Lore
Urnfield is a land of forged memory and enduring flame, where stonework towns and bronze-faced keeps rise from terraced hills and ash-dark plains. Centuries ago, the monarchs of Urnfield were chosen by the Forgemother’s Oath, a pact that bound their bloodline to stewardship of the land’s fire, grain, and law. In Urnfield’s mythic past, the people tamed fire not as a tool but as a guardian spirit—building vast communal kilns and sealed ash-pits to store the essence of heat and life. The name “Urnfield” comes from the ancient practice of returning the dead to the land through great earthen jars buried beneath fields, their ashes believed to enrich the soil and pass on strength to the next harvest. The monarchy’s matrilineal line has endured without interruption, each queen styled as Ash-Keeper, ruling in both political and ceremonial roles. Urban life dominates—most of the population resides within great walled cities or sprawling trade hubs—but the countryside remains marked by ancestral burial terraces and ceremonial hearth-towers, reminders that every grain of bread and every spark of magic draws from a shared legacy.
Language: Karnathi
Karnathi is the dominant language across Urnfield and serves as both a practical tongue and a cultural bond. It is a fusional language with a flowing rhythm of consonant clusters softened by vowel bridges, giving it a cadence like fire flickering in a brazier.

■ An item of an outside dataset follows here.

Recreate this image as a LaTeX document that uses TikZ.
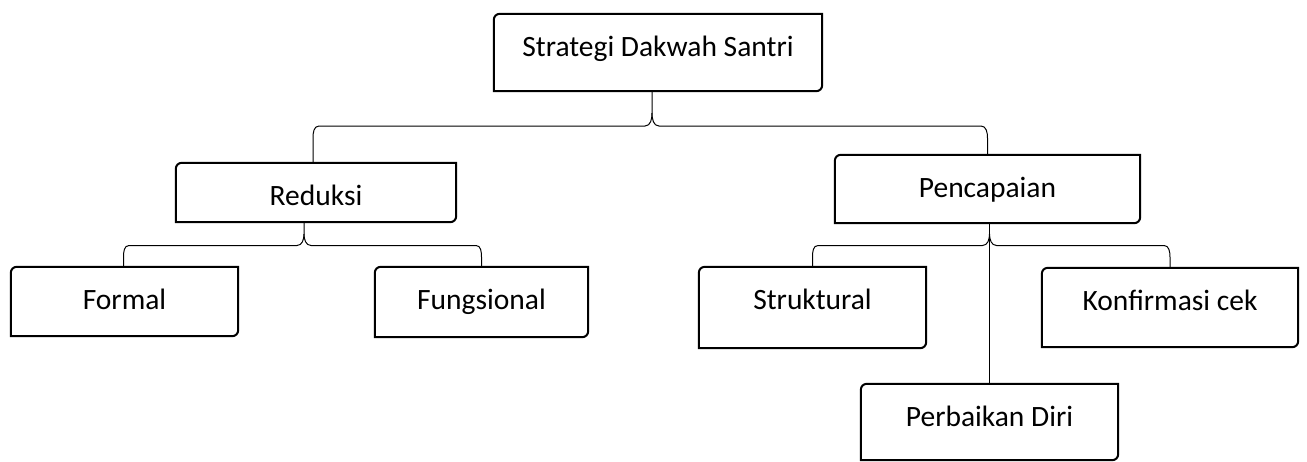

Written Karnathi uses the Ash-Runes, a blocky yet elegant script originally carved into clay tablets for record-keeping and later adapted to enchanted bronze plates for public law displays. Spoken Karnathi is rich with proverbs tied to fire, hearth, and soil, and in formal ceremonies it is often accompanied by melodic intonation to invoke subtle magical resonance.
Religion: Hearth of Sealed Ashes
The Hearth of Sealed Ashes is Urnfield’s largest faith, centered on the worship of He Who Remembers the Sparks, a divine guardian of flame, craft, and preservation. Followers believe that the god’s gift of the First Flame must be safeguarded in sacred containers and used to create rather than destroy. Temples are monumental hearth-halls with a single great fire kept burning without interruption since their founding. Priests—known as Jar-Bearers—tend the sacred flames, oversee seasonal forging rites, and guide the spiritual discipline of “measured fire,” balancing creation and restraint in all aspects of life. Annual rituals involve sealing ashes from the sacred fires into urns, symbolizing preservation of divine favor.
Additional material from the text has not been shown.